Re: Evolutionary Speculation
by
JGC
11/15/2007, 2:15 PM #
“What milk did a baby drink before a nipple evolved?”
>>What are you talking about? Before mammals evolved the ability to lactate their ‘babies’ wouldn’t have drunk milk at all.
“How could a baby have survived until finally that competive advantage did work out?”
>>See above—at any time prior to mammals developing the ability to lactate their infants would have obtained nourishment from something other than breast milk, just as all non-mammalian infants do now.
“You see evolution has to be far more nuanced or complicated than Darwin has proposed it to be (though his idea is elegant). To say it is doubtless evolution is just a hand waving explanation. You can see bee's in amber that are 40-60 million years old that phenotyically at least are almost if not identical to the bees of today.”
>>I’m unaware of any bees preserved in amber that cannot be distinguished from extant species—can you provide an example?

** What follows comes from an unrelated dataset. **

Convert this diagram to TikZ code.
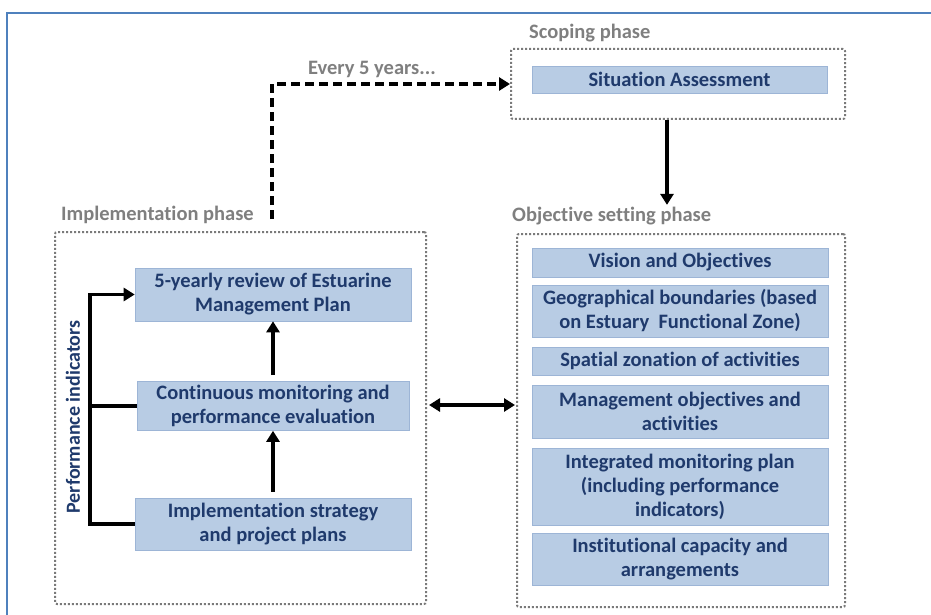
\documentclass[tikz,border=0pt]{standalone}
\usepackage{fontspec}
\setmainfont[Ligatures=NoCommon]{Carlito}
\usetikzlibrary{arrows.meta}

\definecolor{boxfill}{HTML}{B8CCE4}
\definecolor{boxedge}{HTML}{9DB5D6}
\definecolor{boxtext}{HTML}{1F3A6C}
\definecolor{phasegray}{HTML}{7F7F7F}
\definecolor{framegray}{HTML}{7A7A7A}
\definecolor{outerblue}{HTML}{4F81BD}

\begin{document}
\begin{tikzpicture}[x=1pt,y=-1pt,
  stepbox/.style={draw=boxedge, line width=0.6pt, fill=boxfill, text=boxtext,
    font=\fontsize{20.5}{24}\selectfont\bfseries, align=center, inner sep=0pt},
  phasebox/.style={draw=framegray, line width=2pt, dash pattern=on 2pt off 2pt,
    rounded corners=2pt, inner sep=0pt},
  phaselbl/.style={text=phasegray, font=\fontsize{20.5}{24}\selectfont\bfseries, inner sep=0pt},
  arr/.style={line width=3.5pt, -{Triangle[length=11pt,width=13pt]}},
  dblarr/.style={line width=3.5pt, {Triangle[length=11pt,width=13pt]}-{Triangle[length=11pt,width=13pt]}},
  dasharr/.style={line width=3.5pt, dash pattern=on 9pt off 5pt, -{Triangle[length=11pt,width=13pt]}},
  plain/.style={line width=3.5pt}
]
\useasboundingbox (0,0) rectangle (931,615);

% outer page frame
\draw[outerblue, line width=2.5pt] (931,13) -- (7,13) -- (7,615);

% phase frames
\node[phasebox, minimum width=334pt, minimum height=70pt] (scope) at (678,84) {};
\node[phasebox, minimum width=371pt, minimum height=372pt] (impl) at (240.5,418) {};
\node[phasebox, minimum width=328pt, minimum height=373pt] (obj) at (681,420.5) {};

% phase labels
\node[phaselbl, anchor=west] (scopelbl) at (529,33) {Scoping phase};
\node[phaselbl, anchor=west] (impllbl) at (61,215) {Implementation phase};
\node[phaselbl, anchor=west] (objlbl) at (512,216) {Objective setting phase};
\node[phaselbl] (everylbl) at (372,69) {Every 5 years...};

% scoping phase
\node[stepbox, minimum width=295pt, minimum height=27pt] (sit) at (679.5,79.5) {Situation Assessment};

% implementation phase
\node[stepbox, minimum width=276pt, minimum height=53pt] (rev) at (273,294.5)
  {5-yearly review of Estuarine\\Management Plan};
\node[stepbox, minimum width=272pt, minimum height=49pt] (mon) at (273,406)
  {Continuous monitoring and\\performance evaluation};
\node[stepbox, minimum width=276pt, minimum height=52pt] (imp) at (273,524)
  {Implementation strategy\\and project plans};
\node[rotate=90, text=boxtext, font=\fontsize{20}{24}\selectfont\bfseries, inner sep=0pt]
  (perf) at (73,417) {Performance indicators};

% objective setting phase
\node[stepbox, minimum width=296pt, minimum height=29pt] (vis) at (680,262.5) {Vision and Objectives};
\node[stepbox, minimum width=296pt, minimum height=52pt] (geo) at (680,311)
  {Geographical boundaries (based\\on Estuary\ \ Functional Zone)};
\node[stepbox, minimum width=296pt, minimum height=28pt] (spa) at (680,361) {Spatial zonation of activities};
\node[stepbox, minimum width=296pt, minimum height=53pt] (man) at (680,411.5)
  {Management objectives and\\activities};
\node[stepbox, minimum width=296pt, minimum height=77pt] (int) at (680,486.5)
  {Integrated monitoring plan\\(including performance\\indicators)};
\node[stepbox, minimum width=296pt, minimum height=52pt] (ins) at (680,559)
  {Institutional capacity and\\arrangements};

% connectors
\coordinate (drop) at (667,0);
\coordinate (dstart) at (272,219);
\coordinate (dbl) at (0,405);
\coordinate (pbar) at (90,400);

\draw[arr, shorten >=2pt] (scope.south -| drop) -- (objlbl.north -| drop);
\draw[dasharr] (dstart) |- (scope.west);
\draw[dblarr, shorten <=2pt, shorten >=1pt] (impl.east |- dbl) -- (obj.west |- dbl);
\draw[arr, shorten <=6pt] (mon.north) -- (rev.south);
\draw[arr, shorten <=6pt] (imp.north) -- (mon.south);
\draw[arr] (imp.west) -| (pbar) |- (rev.west);
\draw[plain] (mon.west) -- (mon.west -| pbar);
\end{tikzpicture}
\end{document}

“It is like the only evolving thing in bees was probably their behavior and maybe internal stuff like immunological responses to changing microbial assaults. But a bee has been a bee for 40-60 million years at least.”
>>That would be Cretotrigona prisca, which is distinguishable from contemporary species.
“Yeah, evolution is a great yet incomplete theory for an actual hard science.”
>>It’s no more incomplete than any other scientific theory (the germ theory of disease, the theory of gravitational attraction, chemical stoichiometry, etc.) Like all scientific theories it explains all observations within its scope in a comprehensive and predictive manner.
“As such a little more respect should be given to what is in the realm of the unknown.”
>>What greater respect can be given than dedicating one's efforts to rendering it known?